_TASK TO CARRY OUT:_ Repeat exactly the lines running from the first line of the data to the line containing "import * as d3 from 'd3';", both ends included, and nothing else; drop the pictures.
··· PROVIDED DATA ···
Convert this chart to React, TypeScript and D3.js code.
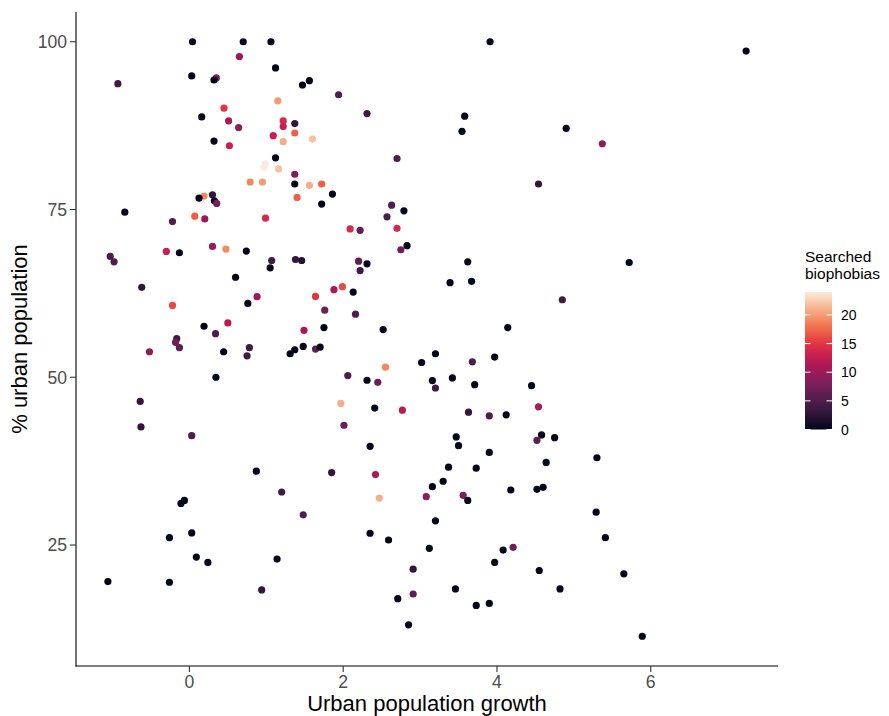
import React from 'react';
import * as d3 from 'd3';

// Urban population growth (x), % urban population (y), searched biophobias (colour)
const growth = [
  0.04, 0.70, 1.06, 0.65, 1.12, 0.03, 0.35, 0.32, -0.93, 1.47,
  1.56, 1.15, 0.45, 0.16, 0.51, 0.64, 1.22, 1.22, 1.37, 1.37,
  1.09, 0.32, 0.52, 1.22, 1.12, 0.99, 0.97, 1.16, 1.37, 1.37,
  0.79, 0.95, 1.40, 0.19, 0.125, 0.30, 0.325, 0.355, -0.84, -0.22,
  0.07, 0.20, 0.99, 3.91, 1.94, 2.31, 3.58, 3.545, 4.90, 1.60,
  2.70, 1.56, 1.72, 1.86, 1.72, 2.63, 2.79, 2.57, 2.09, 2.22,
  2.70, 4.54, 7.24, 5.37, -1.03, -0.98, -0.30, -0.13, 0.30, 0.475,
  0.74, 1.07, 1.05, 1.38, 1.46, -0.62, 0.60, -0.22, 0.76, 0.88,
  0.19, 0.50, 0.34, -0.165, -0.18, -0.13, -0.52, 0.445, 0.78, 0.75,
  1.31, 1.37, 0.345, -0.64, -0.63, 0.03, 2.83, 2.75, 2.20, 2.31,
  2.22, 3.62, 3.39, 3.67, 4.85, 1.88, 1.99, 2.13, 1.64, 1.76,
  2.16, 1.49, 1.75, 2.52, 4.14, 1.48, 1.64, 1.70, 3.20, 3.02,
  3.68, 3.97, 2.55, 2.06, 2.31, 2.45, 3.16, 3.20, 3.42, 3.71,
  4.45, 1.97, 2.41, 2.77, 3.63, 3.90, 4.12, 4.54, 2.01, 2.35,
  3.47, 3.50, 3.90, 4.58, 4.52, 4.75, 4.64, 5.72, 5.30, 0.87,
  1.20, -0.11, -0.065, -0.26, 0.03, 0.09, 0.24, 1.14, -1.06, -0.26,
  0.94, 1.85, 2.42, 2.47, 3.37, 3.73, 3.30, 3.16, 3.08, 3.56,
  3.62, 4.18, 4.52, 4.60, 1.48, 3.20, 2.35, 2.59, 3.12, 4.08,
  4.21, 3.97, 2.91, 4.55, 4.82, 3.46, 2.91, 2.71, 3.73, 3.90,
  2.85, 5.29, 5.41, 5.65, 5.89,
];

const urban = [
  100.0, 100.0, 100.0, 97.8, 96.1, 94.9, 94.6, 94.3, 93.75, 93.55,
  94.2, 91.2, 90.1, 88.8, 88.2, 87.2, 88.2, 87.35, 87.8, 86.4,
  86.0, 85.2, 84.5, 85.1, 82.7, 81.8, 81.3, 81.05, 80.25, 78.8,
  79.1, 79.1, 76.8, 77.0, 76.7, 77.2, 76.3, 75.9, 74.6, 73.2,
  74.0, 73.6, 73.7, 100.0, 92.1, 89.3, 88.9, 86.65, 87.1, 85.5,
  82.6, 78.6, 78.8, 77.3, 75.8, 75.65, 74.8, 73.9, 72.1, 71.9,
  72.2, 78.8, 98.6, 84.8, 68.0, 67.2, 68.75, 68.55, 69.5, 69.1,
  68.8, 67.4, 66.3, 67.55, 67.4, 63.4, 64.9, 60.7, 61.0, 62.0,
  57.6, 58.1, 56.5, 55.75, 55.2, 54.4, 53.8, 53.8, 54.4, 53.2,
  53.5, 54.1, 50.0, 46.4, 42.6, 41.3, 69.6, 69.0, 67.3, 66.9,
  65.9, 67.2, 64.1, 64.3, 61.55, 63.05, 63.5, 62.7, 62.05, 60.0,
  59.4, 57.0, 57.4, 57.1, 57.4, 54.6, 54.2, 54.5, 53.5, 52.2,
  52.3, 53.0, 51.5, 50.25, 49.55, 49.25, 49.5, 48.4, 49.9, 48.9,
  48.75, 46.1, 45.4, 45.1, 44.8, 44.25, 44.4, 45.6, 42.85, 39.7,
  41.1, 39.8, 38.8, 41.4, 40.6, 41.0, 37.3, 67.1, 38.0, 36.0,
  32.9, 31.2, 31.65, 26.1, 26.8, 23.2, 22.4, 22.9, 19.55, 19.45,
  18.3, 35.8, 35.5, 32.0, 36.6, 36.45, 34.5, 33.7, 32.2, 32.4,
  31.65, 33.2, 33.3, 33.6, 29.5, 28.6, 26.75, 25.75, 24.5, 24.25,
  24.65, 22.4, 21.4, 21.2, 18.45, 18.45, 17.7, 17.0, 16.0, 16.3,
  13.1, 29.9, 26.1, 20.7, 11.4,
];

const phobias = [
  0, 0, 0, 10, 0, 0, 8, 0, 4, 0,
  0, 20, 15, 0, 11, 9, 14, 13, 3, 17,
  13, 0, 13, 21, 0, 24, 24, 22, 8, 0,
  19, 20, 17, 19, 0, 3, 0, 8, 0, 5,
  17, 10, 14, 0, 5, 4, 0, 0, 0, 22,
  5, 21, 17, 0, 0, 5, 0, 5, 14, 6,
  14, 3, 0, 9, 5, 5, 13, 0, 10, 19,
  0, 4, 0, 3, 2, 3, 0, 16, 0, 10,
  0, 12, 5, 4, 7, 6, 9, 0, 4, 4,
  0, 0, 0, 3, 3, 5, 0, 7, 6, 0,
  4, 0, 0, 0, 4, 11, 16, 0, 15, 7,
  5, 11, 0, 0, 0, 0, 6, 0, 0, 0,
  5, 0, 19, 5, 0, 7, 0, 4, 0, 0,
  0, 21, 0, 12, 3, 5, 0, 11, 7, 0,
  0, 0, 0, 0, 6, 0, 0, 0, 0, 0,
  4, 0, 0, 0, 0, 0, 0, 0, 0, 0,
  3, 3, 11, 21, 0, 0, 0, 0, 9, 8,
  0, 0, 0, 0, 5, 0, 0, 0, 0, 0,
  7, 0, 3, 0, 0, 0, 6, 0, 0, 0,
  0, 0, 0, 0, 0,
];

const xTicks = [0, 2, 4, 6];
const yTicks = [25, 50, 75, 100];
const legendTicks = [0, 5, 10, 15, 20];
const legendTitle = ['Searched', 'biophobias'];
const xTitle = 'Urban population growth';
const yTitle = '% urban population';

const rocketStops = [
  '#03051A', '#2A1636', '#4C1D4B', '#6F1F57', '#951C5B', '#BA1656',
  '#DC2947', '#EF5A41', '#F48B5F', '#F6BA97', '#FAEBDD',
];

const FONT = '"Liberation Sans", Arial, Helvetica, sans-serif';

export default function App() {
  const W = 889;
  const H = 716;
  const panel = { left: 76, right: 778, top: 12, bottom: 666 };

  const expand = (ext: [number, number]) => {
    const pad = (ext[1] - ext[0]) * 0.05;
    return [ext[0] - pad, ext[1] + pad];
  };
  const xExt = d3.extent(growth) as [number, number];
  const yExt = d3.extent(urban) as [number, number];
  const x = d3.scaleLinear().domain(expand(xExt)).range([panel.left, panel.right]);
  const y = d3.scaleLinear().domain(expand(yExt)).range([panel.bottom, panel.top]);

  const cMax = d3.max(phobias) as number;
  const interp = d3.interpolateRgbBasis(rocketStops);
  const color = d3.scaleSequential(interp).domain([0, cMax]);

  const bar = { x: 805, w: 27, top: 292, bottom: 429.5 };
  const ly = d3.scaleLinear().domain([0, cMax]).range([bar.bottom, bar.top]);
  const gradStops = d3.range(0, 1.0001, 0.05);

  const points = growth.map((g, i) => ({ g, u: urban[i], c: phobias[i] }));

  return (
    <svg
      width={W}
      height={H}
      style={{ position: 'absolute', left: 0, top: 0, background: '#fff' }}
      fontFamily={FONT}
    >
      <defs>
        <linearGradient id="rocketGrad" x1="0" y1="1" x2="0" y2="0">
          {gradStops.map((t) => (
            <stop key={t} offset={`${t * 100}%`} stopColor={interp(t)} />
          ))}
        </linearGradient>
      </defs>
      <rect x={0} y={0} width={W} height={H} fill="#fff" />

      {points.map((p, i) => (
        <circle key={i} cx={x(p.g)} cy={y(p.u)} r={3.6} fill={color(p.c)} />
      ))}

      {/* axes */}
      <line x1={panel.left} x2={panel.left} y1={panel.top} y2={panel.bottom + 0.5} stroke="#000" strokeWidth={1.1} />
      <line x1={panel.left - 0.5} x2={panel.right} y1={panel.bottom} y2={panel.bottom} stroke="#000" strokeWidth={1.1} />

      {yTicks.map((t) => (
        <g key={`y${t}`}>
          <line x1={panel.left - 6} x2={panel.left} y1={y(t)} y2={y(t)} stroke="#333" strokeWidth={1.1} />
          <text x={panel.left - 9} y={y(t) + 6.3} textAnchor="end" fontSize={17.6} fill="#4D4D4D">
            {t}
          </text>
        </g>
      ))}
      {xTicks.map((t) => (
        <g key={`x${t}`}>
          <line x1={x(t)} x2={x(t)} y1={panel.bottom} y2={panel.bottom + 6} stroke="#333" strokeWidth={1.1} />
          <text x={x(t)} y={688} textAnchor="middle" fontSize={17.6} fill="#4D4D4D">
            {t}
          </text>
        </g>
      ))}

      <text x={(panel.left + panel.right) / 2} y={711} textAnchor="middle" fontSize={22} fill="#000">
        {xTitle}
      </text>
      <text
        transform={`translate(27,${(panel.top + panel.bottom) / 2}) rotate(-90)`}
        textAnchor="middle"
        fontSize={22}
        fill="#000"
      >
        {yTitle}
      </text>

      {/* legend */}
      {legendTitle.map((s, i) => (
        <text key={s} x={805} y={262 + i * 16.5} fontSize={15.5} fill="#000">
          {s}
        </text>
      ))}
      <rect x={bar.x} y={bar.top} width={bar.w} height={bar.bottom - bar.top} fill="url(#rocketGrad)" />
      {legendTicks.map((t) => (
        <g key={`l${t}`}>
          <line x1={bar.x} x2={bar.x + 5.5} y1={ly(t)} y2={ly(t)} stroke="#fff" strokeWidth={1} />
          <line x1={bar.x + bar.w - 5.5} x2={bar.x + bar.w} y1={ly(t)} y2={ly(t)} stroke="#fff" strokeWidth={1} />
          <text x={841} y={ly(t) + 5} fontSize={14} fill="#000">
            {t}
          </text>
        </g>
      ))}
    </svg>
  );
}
···
_PROBLEM SOLUTION:_
Convert this chart to React, TypeScript and D3.js code.
import React from 'react';
import * as d3 from 'd3';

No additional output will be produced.